To determine whether α-syn was the same in CSF and brain, the authors compared CSF samples with several diluted brain samples from patients with PD or MSA. The kinetics of aggregation and maximum ThT fluorescence was characteristic for PD or MSA regardless of the origin of the sample. These results indicated that the aggregates in the CSF and brain samples were similar. In addition, aggregates residual after proteinase degradation were similar for CSF and brain samples.
The authors also explored structural differences between α-syn aggregates from patients with PD or MSA. Most of the studies were performed with samples from the second cycle of amplification. The amount of aggregates derived from the CSF samples of PD patients were the same as from those from MSA patients. The authors concluded that differences in ThT fluorescence might be due to different structures of aggregates.
When they compared different ThT dyes, two showed specific binding affinities. HS-199 bound preferentially to aggregates of PD patients, while HS-169 had high emission of fluorescence for MSA aggregates. The results were the same for aggregates from CSF and brain samples.
To analyse the biochemical differences between α-syn aggregates, the authors tested resistance to proteolytic degradation and performed epitope-mapping experiments. N-terminal and middle regions of the α-syn aggregates were very resistant to proteinase K activity even after one hour. Aggregates from CSF of patients with PD were larger (four bands, molecular weight 4 to 10 kDa) than from patients with MSA (two bands, 4 and 6 kDa). The signature was maintained after serial replication in vitro by α-syn-PMCA.
With circular dichroism spectroscopy and FTIR spectroscopy, the secondary structure of α-syn aggregates was explored.
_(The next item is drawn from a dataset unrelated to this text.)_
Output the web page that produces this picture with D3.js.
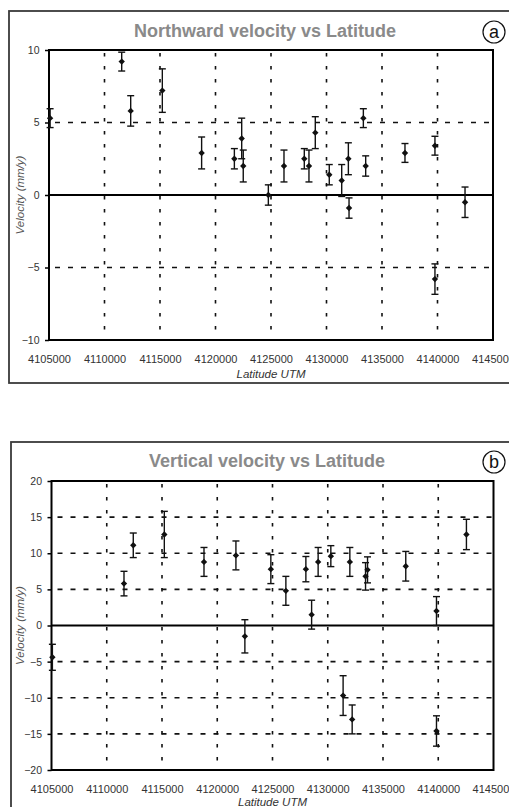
<!DOCTYPE html>
<html><head><meta charset="utf-8">
<script src="https://cdn.jsdelivr.net/npm/d3@7"></script>
<style>html,body{margin:0;padding:0;background:#fff;}svg{display:block;}</style>
</head><body>
<script>
// ---- Data ----
const northLat = [4105100,4111550,4112360,4115210,4118750,4121700,4122360,4122500,4124760,4126170,4128000,4128420,4128990,4130250,4131370,4131970,4132030,4133320,4133530,4137070,4139770,4139770,4142480];
const northVel = [5.3,9.2,5.8,7.2,2.9,2.5,3.9,2.0,0.0,2.0,2.5,2.0,4.3,1.4,1.0,2.5,-0.9,5.3,2.0,2.9,3.4,-5.8,-0.5];
const northErr = [0.65,0.65,1.05,1.5,1.1,0.7,1.4,1.1,0.7,1.1,0.7,1.1,1.1,0.7,1.1,1.1,0.7,0.65,0.7,0.65,0.65,1.05,1.05];

const vertLat = [4105080,4111560,4112400,4115210,4118800,4121690,4122500,4124850,4126210,4128020,4128540,4129130,4130280,4131390,4132000,4132210,4133420,4133600,4137060,4139840,4139840,4142550];
const vertVel = [-4.4,5.8,11.1,12.6,8.8,9.7,-1.5,7.8,4.8,7.8,1.5,8.8,9.6,-9.7,8.8,-13.0,6.8,7.7,8.2,2.0,-14.6,12.6];
const vertErr = [1.8,1.7,1.7,3.2,2.0,2.0,2.3,2.0,2.0,1.75,2.0,2.0,1.45,2.75,2.0,2.0,1.9,1.8,2.05,2.0,2.1,2.1];

const latTicks = [4105000,4110000,4115000,4120000,4125000,4130000,4135000,4140000,4145000];
const northTicks = [-10,-5,0,5,10];
const vertTicks = [-20,-15,-10,-5,0,5,10,15,20];

const northTitle = "Northward velocity vs Latitude";
const vertTitle = "Vertical velocity vs Latitude";
const xLabel = "Latitude UTM";
const yLabel = "Velocity (mm/y)";

// ---- Drawing ----
const W = 509, H = 807;
const svg = d3.select("body").append("svg").attr("width", W).attr("height", H)
  .style("font-family", "'Liberation Sans', Arial, sans-serif");

function panel(o) {
  const g = svg.append("g");
  // outer box
  g.append("rect").attr("x", o.box[0]).attr("y", o.box[1]).attr("width", o.box[2]).attr("height", o.box[3])
    .attr("fill", "none").attr("stroke", "#3a3a3a").attr("stroke-width", 1.8);

  const x = d3.scaleLinear().domain([latTicks[0], latTicks[latTicks.length-1]]).range([o.px0, o.px1]);
  const y = d3.scaleLinear().domain(o.yDomain).range([o.py1, o.py0]);

  // grid vertical (inner)
  g.selectAll(".vg").data(latTicks.slice(1, -1)).join("line")
    .attr("x1", d => x(d)).attr("x2", d => x(d)).attr("y1", o.py0).attr("y2", o.py1)
    .attr("stroke", "#111").attr("stroke-width", 1.6).attr("stroke-dasharray", "3.5,9.5")
    .attr("stroke-dashoffset", -3);
  // grid horizontal (inner, non-zero)
  g.selectAll(".hg").data(o.yTicks.filter(d => d !== 0 && d !== o.yDomain[0] && d !== o.yDomain[1])).join("line")
    .attr("x1", o.px0).attr("x2", o.px1).attr("y1", d => y(d)).attr("y2", d => y(d))
    .attr("stroke", "#111").attr("stroke-width", 1.6).attr("stroke-dasharray", "5,8")
    .attr("stroke-dashoffset", -6);
  // zero line
  g.append("line").attr("x1", o.px0).attr("x2", o.px1).attr("y1", y(0)).attr("y2", y(0))
    .attr("stroke", "#000").attr("stroke-width", 2);

  // y axis
  const ya = g.append("g").attr("transform", `translate(${o.px0},0)`)
    .call(d3.axisLeft(y).tickValues(o.yTicks).tickSize(4).tickPadding(5.5).tickFormat(d3.format("d")));
  ya.select(".domain").remove();
  ya.selectAll("line").attr("stroke", "#000").attr("stroke-width", 1.5);
  ya.selectAll("text").attr("fill", "#333").style("font-size", "10.5px").style("font-family", "'Liberation Sans', Arial, sans-serif");

  // x axis
  const xa = g.append("g").attr("transform", `translate(0,${o.py1})`)
    .call(d3.axisBottom(x).tickValues(latTicks).tickSize(0).tickPadding(15).tickFormat(d3.format("d")));
  xa.select(".domain").remove();
  xa.selectAll("text").attr("fill", "#333").style("font-size", "11px").style("font-family", "'Liberation Sans', Arial, sans-serif");

  // frame
  g.append("rect").attr("x", o.px0).attr("y", o.py0).attr("width", o.px1 - o.px0).attr("height", o.py1 - o.py0)
    .attr("fill", "none").attr("stroke", "#000").attr("stroke-width", 2);

  // error bars + markers
  const pts = o.lat.map((d, i) => ({lat: d, v: o.vel[i], e: o.err[i]}));
  const eb = g.selectAll(".eb").data(pts).join("g");
  eb.append("line").attr("x1", d => x(d.lat)).attr("x2", d => x(d.lat))
    .attr("y1", d => y(d.v + d.e)).attr("y2", d => y(d.v - d.e)).attr("stroke", "#111").attr("stroke-width", 1.4);
  eb.append("line").attr("x1", d => x(d.lat) - 3.5).attr("x2", d => x(d.lat) + 3.5)
    .attr("y1", d => y(d.v + d.e)).attr("y2", d => y(d.v + d.e)).attr("stroke", "#111").attr("stroke-width", 1.4);
  eb.append("line").attr("x1", d => x(d.lat) - 3.5).attr("x2", d => x(d.lat) + 3.5)
    .attr("y1", d => y(d.v - d.e)).attr("y2", d => y(d.v - d.e)).attr("stroke", "#111").attr("stroke-width", 1.4);
  eb.append("path").attr("d", d3.symbol(d3.symbolDiamond2, 26)())
    .attr("transform", d => `translate(${x(d.lat)},${y(d.v)})`).attr("fill", "#111");

  // title
  g.append("text").attr("x", o.titleX).attr("y", o.titleY).attr("text-anchor", "middle")
    .attr("fill", "#8a8a8a").style("font-size", "18px").style("font-weight", "bold").text(o.title);
  // circled letter
  g.append("circle").attr("cx", 494).attr("cy", o.titleY - 5).attr("r", 11).attr("fill", "#fff")
    .attr("stroke", "#111").attr("stroke-width", 1.2);
  g.append("text").attr("x", 494).attr("y", o.titleY + 1).attr("text-anchor", "middle")
    .attr("fill", "#111").style("font-size", "18px").text(o.letter);

  // x label
  g.append("text").attr("x", (o.px0 + o.px1) / 2).attr("y", o.xLabelY).attr("text-anchor", "middle")
    .attr("fill", "#333").style("font-size", "11.5px").style("font-style", "italic").text(xLabel);
  // y label
  g.append("text").attr("transform", `translate(24,${(o.py0 + o.py1) / 2}) rotate(-90)`).attr("text-anchor", "middle")
    .attr("fill", "#555").style("font-size", "11.5px").style("font-style", "italic").text(yLabel);
}

panel({
  box: [9, 11, 520, 372], px0: 49, px1: 493, py0: 50, py1: 340,
  yDomain: [-10, 10], yTicks: northTicks, lat: northLat, vel: northVel, err: northErr,
  title: northTitle, titleX: 265, titleY: 37, letter: "a", xLabelY: 378
});
panel({
  box: [11, 442, 520, 380], px0: 51.5, px1: 493.5, py0: 481, py1: 770,
  yDomain: [-20, 20], yTicks: vertTicks, lat: vertLat, vel: vertVel, err: vertErr,
  title: vertTitle, titleX: 267, titleY: 467, letter: "b", xLabelY: 806
});
</script>
</body></html>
Both PD and MSA α-syn aggregates predominantly consisted of β-sheets. MSA aggregates had a higher proportion of β-sheet structure than PD aggregates, which could also have an additional α-helix- or random-coil-type structures.
Using cryo-electron tomography (cryo-ET), the authors further explored fibrils structure. They were composed of two protofilaments that intertwined in a left-handed helix. Fibrils from patients with PD were composed of longer stretches of straight filaments with helical twists in comparison to those from patients with MSA.
Finally, biological differences between aggregates from PD and MSA were tested. Highly significant toxicity was demonstrated in the RK13 cells and the neuronal precursor cells from human induced pluripotent stem cells. The results indicated that aggregates from PD were four-times less toxic than those from MSA.
In conclusion, this important paper identified that, whilst PD and MSA are both synucleinopathies, seeds of the misfolded proteins, which behave like a prion, differ chemically and biologically. In the future, PMCA might be used to detect low concentrations of α-syn in the CSF. With disease-specific ThT dyes, it may be possible to differentiate between PD and MSA with high sensitivity and specificity.